In 1927, he became the William Edwards Huntington professor of history and chairman of the growing history department. His scholarly work focused on the self-governance of medieval villages in England. His published works include:

  • Private Jurisdiction in England, 1922

  • Europe in the Middle Ages, 1932

  • Europe in Modern Times, 1946

  • Open-Field Husbandry and the Village Community: A Study of Agrarian By-Laws in Medieval England, 1965

  • Open-Field Farming in Medieval England: A Study of Village By-Laws, 1972

  • Boston University: The College of Liberal Arts, 1873-1973, 1973

Warren retied in 1957, ending the year with a sabbatical – his first. He taught full-time the next year and one course each semester for the following seven – a total of 52 years at Boston University. An article in the Alumni News said, “Dr.

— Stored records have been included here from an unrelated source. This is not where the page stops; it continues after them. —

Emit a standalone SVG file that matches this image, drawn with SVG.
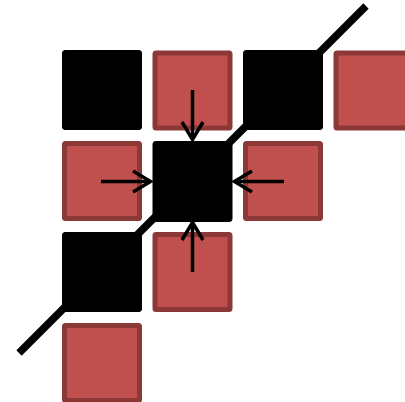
<svg xmlns="http://www.w3.org/2000/svg" width="405" height="402" viewBox="0 0 405 402">
<defs>
<style>
.blk{fill:#000;stroke:#000;stroke-width:1}
.red{fill:#c0504d;stroke:#8c3836;stroke-width:5}
.arr{fill:none;stroke:#000;stroke-width:3.5}
.head{fill:none;stroke:#000;stroke-width:3.5;stroke-linejoin:miter}
</style>
</defs>
<rect width="405" height="402" fill="#fff"/>
<g id="connectors">
<line x1="19" y1="353" x2="366" y2="6" stroke="#000" stroke-width="7.5"/>
</g>
<g id="n00"><rect class="blk" x="62.5" y="50.5" width="79" height="79" rx="2.5"/></g>
<g id="n01"><rect class="red" x="155" y="53" width="75" height="75" rx="1"/></g>
<g id="n02"><rect class="blk" x="243.5" y="50.5" width="79" height="79" rx="2.5"/></g>
<g id="n03"><rect class="red" x="336" y="53" width="75" height="75" rx="1"/></g>
<g id="n10"><rect class="red" x="64.5" y="143.5" width="75" height="75" rx="1"/></g>
<g id="n11"><rect class="blk" x="153" y="141.5" width="79" height="80" rx="2.5"/></g>
<g id="n12"><rect class="red" x="245.5" y="143.5" width="75" height="75" rx="1"/></g>
<g id="n20"><rect class="blk" x="62.5" y="232.5" width="79" height="79" rx="2.5"/></g>
<g id="n21"><rect class="red" x="155" y="234.5" width="75" height="75" rx="1"/></g>
<g id="n30"><rect class="red" x="64.5" y="325.5" width="75" height="75" rx="1"/></g>
<g id="arrows">
<line class="arr" x1="192.5" y1="90" x2="192.5" y2="138"/>
<polyline class="head" points="182,122 192.5,139.5 203,122"/>
<line class="arr" x1="192.5" y1="272" x2="192.5" y2="225"/>
<polyline class="head" points="182,240 192.5,222.5 203,240"/>
<line class="arr" x1="101" y1="181.5" x2="149" y2="181.5"/>
<polyline class="head" points="133,171 150.5,181.5 133,192"/>
<line class="arr" x1="284" y1="181.5" x2="236" y2="181.5"/>
<polyline class="head" points="252,171 234.5,181.5 252,192"/>
</g>
</svg>
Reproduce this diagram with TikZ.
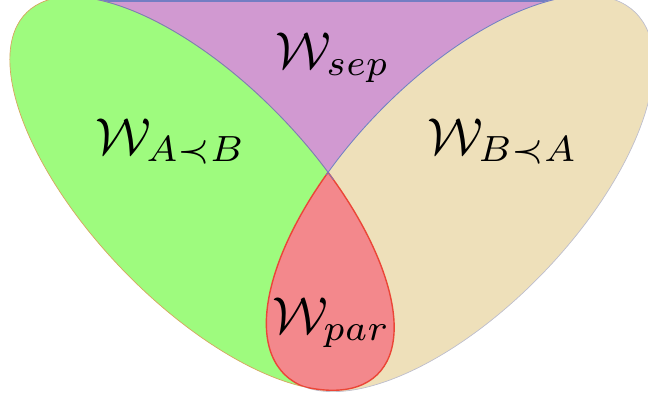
\documentclass[tikz,border=0pt]{standalone}
\usepackage{amsmath,amssymb}
\definecolor{wgreen}{RGB}{158,251,126}
\definecolor{wbeige}{RGB}{238,224,186}
\definecolor{wpurple}{RGB}{209,153,209}
\definecolor{wred}{RGB}{243,136,140}
\definecolor{wblue}{RGB}{115,125,195}
\definecolor{worange}{RGB}{215,165,95}
\definecolor{wgray}{RGB}{190,190,205}
\definecolor{wredline}{RGB}{235,70,55}
\begin{document}
\begin{tikzpicture}[x=1pt,y=-1pt,
  lrot/.style={rotate around={-46:(202,193.5)}},
  rrot/.style={rotate around={46:(460,193.5)}},
  lbl/.style={inner sep=0pt,anchor=base west,scale=5.2}]
\useasboundingbox (0,0) rectangle (648,397);
\clip (0,0) rectangle (648,397);
% purple region
\fill[wpurple] (60,-5) -- (600,-5) -- (333,205) -- cycle;
\draw[wblue,line width=1.5pt] (60,0.75) -- (600,0.75);
% ellipses
\fill[wgreen,draw=worange,line width=0.7pt,lrot] (202,193.5) ellipse [x radius=252,y radius=110];
\fill[wbeige,draw=wgray,line width=0.7pt,rrot] (460,193.5) ellipse [x radius=252,y radius=115];
% intersection
\begin{scope}
  \clip[lrot] (202,193.5) ellipse [x radius=252,y radius=110];
  \fill[wred,draw=wredline,line width=1.4pt,rrot] (460,193.5) ellipse [x radius=252,y radius=115];
\end{scope}
\begin{scope}
  \clip[rrot] (460,193.5) ellipse [x radius=252,y radius=115];
  \draw[wredline,line width=1.4pt,lrot] (202,193.5) ellipse [x radius=252,y radius=110];
\end{scope}
% blue upper arcs
\begin{scope}
  \clip (60,-5) -- (600,-5) -- (333,180) -- cycle;
  \draw[wblue,line width=0.8pt,lrot] (202,193.5) ellipse [x radius=252,y radius=110];
  \draw[wblue,line width=0.8pt,rrot] (460,193.5) ellipse [x radius=252,y radius=115];
\end{scope}
% labels
\node[lbl] (sep) at (274,68) {$\mathcal{W}_{sep}$};
\node[lbl] (ab) at (94,154) {$\mathcal{W}_{A\prec B}$};
\node[lbl] (ba) at (426,154) {$\mathcal{W}_{B\prec A}$};
\node[lbl] (par) at (271,333) {$\mathcal{W}_{par}$};
\end{tikzpicture}
\end{document}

Warren Ortman Ault is described by members of the faculty as ‘the best teacher Boston University ever had.’” In 1960, Ault became the only College of Liberal Arts professor to be awarded an honorary doctor of letters degree by Boston University”

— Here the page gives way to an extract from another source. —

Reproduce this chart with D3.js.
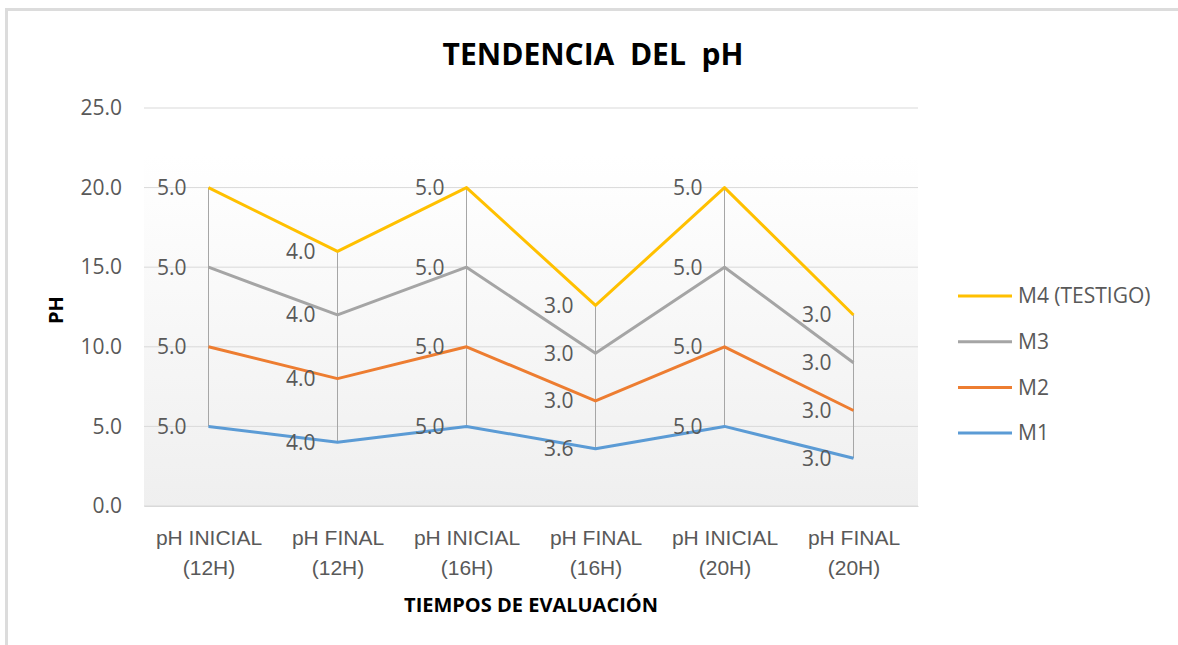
<!DOCTYPE html>
<html>
<head>
<meta charset="utf-8">
<script src="https://cdn.jsdelivr.net/npm/d3@7"></script>
<style>
  body { margin: 0; background: #fff; }
  svg { display: block; font-family: "Open Sans", sans-serif; }
</style>
</head>
<body>
<div id="chart"></div>
<script>
// Chart data
const categories = ["pH INICIAL (12H)", "pH FINAL (12H)", "pH INICIAL (16H)", "pH FINAL (16H)", "pH INICIAL (20H)", "pH FINAL (20H)"];
const categoryLines = [["pH INICIAL", "(12H)"], ["pH FINAL", "(12H)"], ["pH INICIAL", "(16H)"], ["pH FINAL", "(16H)"], ["pH INICIAL", "(20H)"], ["pH FINAL", "(20H)"]];
const seriesNames = ["M1", "M2", "M3", "M4 (TESTIGO)"];
const m1 = [5.0, 4.0, 5.0, 3.6, 5.0, 3.0];
const m2 = [5.0, 4.0, 5.0, 3.0, 5.0, 3.0];
const m3 = [5.0, 4.0, 5.0, 3.0, 5.0, 3.0];
const m4 = [5.0, 4.0, 5.0, 3.0, 5.0, 3.0];
const yTicks = [0, 5, 10, 15, 20, 25];
const colors = ["#5b9bd5", "#ed7d31", "#a5a5a5", "#ffc000"];

const width = 1178, height = 645;
const margin = {top: 108, right: 260, bottom: 139, left: 144};
const innerW = width - margin.left - margin.right;
const innerH = height - margin.top - margin.bottom;
const labelSize = "21px";

const svg = d3.select("#chart").append("svg")
    .attr("width", width)
    .attr("height", height);

// Outer frame (top and left edges visible)
svg.append("rect").attr("x", 5).attr("y", 8).attr("width", width).attr("height", 3).attr("fill", "#dcdcdc");
svg.append("rect").attr("x", 5).attr("y", 8).attr("width", 3).attr("height", height).attr("fill", "#dcdcdc");

const g = svg.append("g").attr("transform", `translate(${margin.left},${margin.top})`);

// Stack the series (stacked line)
const rows = categories.map((c, i) => ({cat: c, M1: m1[i], M2: m2[i], M3: m3[i], "M4 (TESTIGO)": m4[i]}));
const stacked = d3.stack().keys(seriesNames)(rows);

const x = d3.scalePoint().domain(categories).range([0, innerW]).padding(0.5);
const y = d3.scaleLinear().domain([0, 25]).range([innerH, 0]);

// Plot area gradient
const defs = svg.append("defs");
const grad = defs.append("linearGradient").attr("id", "plotGrad").attr("x1", 0).attr("y1", 0).attr("x2", 0).attr("y2", 1);
grad.append("stop").attr("offset", "0%").attr("stop-color", "#ffffff");
grad.append("stop").attr("offset", "100%").attr("stop-color", "#efefef");
g.append("rect")
    .attr("x", 0)
    .attr("y", y(22))
    .attr("width", innerW)
    .attr("height", innerH - y(22))
    .attr("fill", "url(#plotGrad)");

// Gridlines
g.selectAll(".grid")
    .data(yTicks)
    .enter().append("line")
    .attr("x1", 0).attr("x2", innerW)
    .attr("y1", d => y(d)).attr("y2", d => y(d))
    .attr("stroke", "#d9d9d9")
    .attr("stroke-width", 1);

// Y axis labels
const yAxis = g.append("g")
    .call(d3.axisLeft(y).tickValues(yTicks).tickFormat(d3.format(".1f")).tickSize(0).tickPadding(22));
yAxis.select(".domain").remove();
yAxis.selectAll("text")
    .attr("fill", "#595959")
    .style("font-size", labelSize)
    .style("font-family", "'Open Sans', sans-serif");

// X axis labels
const xAxis = g.append("g")
    .attr("transform", `translate(0,${innerH})`)
    .call(d3.axisBottom(x).tickSize(0).tickFormat(""));
xAxis.select(".domain").attr("stroke", "#d9d9d9");
xAxis.selectAll(".tick").each(function(d, i) {
    const t = d3.select(this).append("text")
        .attr("fill", "#595959")
        .attr("text-anchor", "middle")
        .style("font-size", labelSize);
    categoryLines[i].forEach((line, j) => {
        t.append("tspan").attr("x", 0).attr("y", 39 + j * 30).text(line);
    });
});

// High-low lines
const topSeries = stacked[stacked.length - 1];
const bottomSeries = stacked[0];
g.selectAll(".hilo")
    .data(categories)
    .enter().append("line")
    .attr("x1", d => x(d)).attr("x2", d => x(d))
    .attr("y1", (d, i) => y(topSeries[i][1]))
    .attr("y2", (d, i) => y(bottomSeries[i][1]))
    .attr("stroke", "#a6a6a6")
    .attr("stroke-width", 1);

// Series lines
const line = d3.line()
    .x(d => x(d.data.cat))
    .y(d => y(d[1]));

g.selectAll(".series")
    .data(stacked)
    .enter().append("path")
    .attr("d", line)
    .attr("fill", "none")
    .attr("stroke", (d, i) => colors[i])
    .attr("stroke-width", 3)
    .attr("stroke-linejoin", "round");

// Data labels (left of points)
stacked.forEach(s => {
    g.selectAll(null)
        .data(s)
        .enter().append("text")
        .attr("x", d => x(d.data.cat) - 22)
        .attr("y", d => y(d[1]))
        .attr("dy", "0.35em")
        .attr("text-anchor", "end")
        .attr("fill", "#595959")
        .style("font-size", labelSize)
        .text(d => d3.format(".1f")(d[1] - d[0]));
});

// Title
svg.append("text")
    .attr("x", 593)
    .attr("y", 65)
    .attr("text-anchor", "middle")
    .attr("fill", "#000")
    .style("font-size", "30px")
    .style("font-weight", "bold")
    .style("white-space", "pre")
    .text("TENDENCIA  DEL  pH");

// Axis titles
svg.append("text")
    .attr("x", margin.left + innerW / 2)
    .attr("y", 612)
    .attr("text-anchor", "middle")
    .attr("fill", "#000")
    .style("font-size", "20px")
    .style("font-weight", "bold")
    .text("TIEMPOS DE EVALUACIÓN");

svg.append("text")
    .attr("transform", "translate(63,310) rotate(-90)")
    .attr("text-anchor", "middle")
    .attr("fill", "#000")
    .style("font-size", "20px")
    .style("font-weight", "bold")
    .text("PH");

// Legend
const legendOrder = [3, 2, 1, 0];
const legend = svg.selectAll(".legend")
    .data(legendOrder)
    .enter().append("g")
    .attr("transform", (d, i) => `translate(958,${296 + i * 45.7})`);

legend.append("line")
    .attr("x1", 0).attr("x2", 54)
    .attr("y1", 0).attr("y2", 0)
    .attr("stroke", d => colors[d])
    .attr("stroke-width", 3);

legend.append("text")
    .attr("x", 60)
    .attr("y", 0)
    .attr("dy", "0.35em")
    .attr("fill", "#595959")
    .style("font-size", labelSize)
    .text(d => seriesNames[d]);
</script>
</body>
</html>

In 1971, his Oxford College, Jesus, named him an honorary fellow, one of only 17 Americans to receive this honor. In 1983, he was elected a fellow of the Medieval Academy of America. In 1985, the Zeta Chi Fraternity at Baker honored Warren by naming him Zeta Chi Alum of the Year. In a letter they extolled his numerous accomplishments and honors, and they emphasized his contributions to Baker: “On two occasions across the past half century, Warren has returned to Baker: in 1937 when the University conferred on him the honorary degree, Doctor of Laws (L.L.D.), and in 1968-69, when at the age of 81 years he served as Distinguished Scholar in Residence.

Warren died May 14, 1989. From the Baker Orange obituary: “You run out of superlatives when you talk about a man who’s lived to 102 and who has helped shape two universities” Baker President Daniel Lambert said today. Earlier this year Baker (1989) Baker presented a new award, the Baker University Medallion, to Ault and Baker’s other surviving Rhodes Scholar, Dr. Raymond Pruitt. The awards were for distinguished service to education. Ault had previously received an honorary degree from Baker, “so he’s had every honor this school can bestow,” Lambert said. The astonishing thing about Dr. Ault in throughout his life, he had a teacher’s mind,” he said. “He was perceptive, he was articulate, he was the epitome of the mentor in higher education.”